Reliance wants to make greater strides in insurance market
Reliance Insurance, a leading first generation non-life insurance company, celebrated 25 years of its existence on Thursday night with a vow to achieve greater success.
The programme at Sonargaon Hotel began with the silver jubilee theme song, “Reliance, Reliance, Rely on Reliance”, presented by singers Bappa Majumder and Fahmida Nabi.
After the song, Reliance Insurance Chairman Shahnaz Rahman gave her welcome address and said the position Reliance held today was that of a top class insurance service provider with a strong financial base, an impressive claim settlement record and ability to provide professional service of the highest order.
“We have always emphasised professional management of the company, and this has been its key to success over the years,” she said.
“Going forward, we see Reliance as a dynamic company quickly adapting itself to the challenges of the 21st century and achieving further progress through diversification, introduction of new products and services.”
Incorporated as a public limited company in 1988, Reliance was listed on the stock market in 1995. The company transacts all kinds of non-life insurance business, and its products and services include property, marine, engineering, motor and miscellaneous insurances.
The company's turnover stood at over Tk 1,490 million at the end of 2012. It made a net profit of around Tk 204 million during the same period. It carries its insurance activities through 31 branches across the country in addition to the head office in Dhaka.
Akhtar Ahmed, managing director and chief executive officer of Reliance Insurance, said Bangladesh was a small insurance market, ranking 69th in the world.
The market is fragmented with a large number of insurance companies, incommensurate with the size of the market that is less than $1.25 billion of premium, he said.
“We had a total of 70 insurance companies, a further 12 licences were issued last year for reasons better known to the policy markers, making the market more crowded and competitive.”
According to Ahmed, although the Bangladesh market has had double digit premium growth for most of the past years, the real growth is yet to be achieved.
As percentage of the GDP, the total penetration rate is less than 1 percent, he said. “Particularly for non-life insurance, this has been stagnating at around 0.2 percent for many years.”
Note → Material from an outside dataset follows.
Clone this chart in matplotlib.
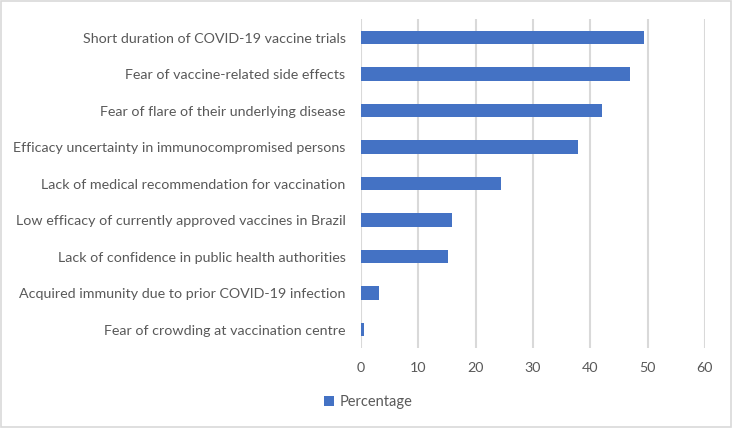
import matplotlib
matplotlib.use("Agg")
from matplotlib import pyplot as plt
from matplotlib.patches import Rectangle

# reasons for vaccine hesitancy, top to bottom as in the chart
reasons = [
    "Short duration of COVID-19 vaccine trials",
    "Fear of vaccine-related side effects",
    "Fear of flare of their underlying disease",
    "Efficacy uncertainty in immunocompromised persons",
    "Lack of medical recommendation for vaccination",
    "Low efficacy of currently approved vaccines in Brazil",
    "Lack of confidence in public health authorities",
    "Acquired immunity due to prior COVID-19 infection",
    "Fear of crowding at vaccination centre",
]
percentage = [49.4, 46.9, 42.1, 37.8, 24.4, 15.9, 15.2, 3.1, 0.6]
x_ticks = [0, 10, 20, 30, 40, 50, 60]

BAR_COLOR = "#4472C4"
TEXT_COLOR = "#595959"
GRID_COLOR = "#D9D9D9"

plt.rcParams['font.family'] = ['Lato', 'DejaVu Sans']

fig = plt.figure(figsize=(7.32, 4.28), dpi=100)
ax = fig.add_axes([0.493, 0.1875, 0.470, 0.7675])

pos = list(range(len(reasons)))[::-1]
ax.barh(pos, percentage, height=0.36, color=BAR_COLOR, label="Percentage", zorder=3)

ax.set_xlim(0, 60)
ax.set_ylim(-0.5, len(reasons) - 0.5)
ax.set_xticks(x_ticks)
ax.set_yticks(pos)
ax.set_yticklabels(reasons)
ax.tick_params(axis='both', length=0, colors=TEXT_COLOR, labelsize=10.3)
ax.tick_params(axis='y', pad=11)
ax.tick_params(axis='x', pad=10)
ax.grid(axis='x', color=GRID_COLOR, linewidth=1.5, zorder=0)
for s in ax.spines.values():
    s.set_visible(False)

leg = fig.legend(loc='center', bbox_to_anchor=(0.503, 0.06), frameon=False,
                 handlelength=0.7, handleheight=0.7, handletextpad=0.4,
                 fontsize=10.5, labelcolor=TEXT_COLOR)

# light border round the chart
fig.patches.append(Rectangle((0.002, 0.003), 0.996, 0.994, transform=fig.transFigure,
                             fill=False, edgecolor=GRID_COLOR, linewidth=1.2))

fig.savefig("out.png", dpi=100)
Such a nominal penetration rate in non-life insurance sector is rather low even by the standard of developing countries, and this points at serious deficiencies, he said.
Ahmed said the industry was virtually putting sole reliance on commercial and industrial lines of business, to the extent of possibly 80 to 90 percent of market premium. "Even for industrial and commercial lines of insurance, business and potentials have not been fully explored and tapped."
Insurance of personal lines business has remained weak mainly due to negative perception of the public at large of the insurance industry as a whole, he said. “Evidently, there is customer dissatisfaction over pricing of insurance, quality of services and claim settlement.”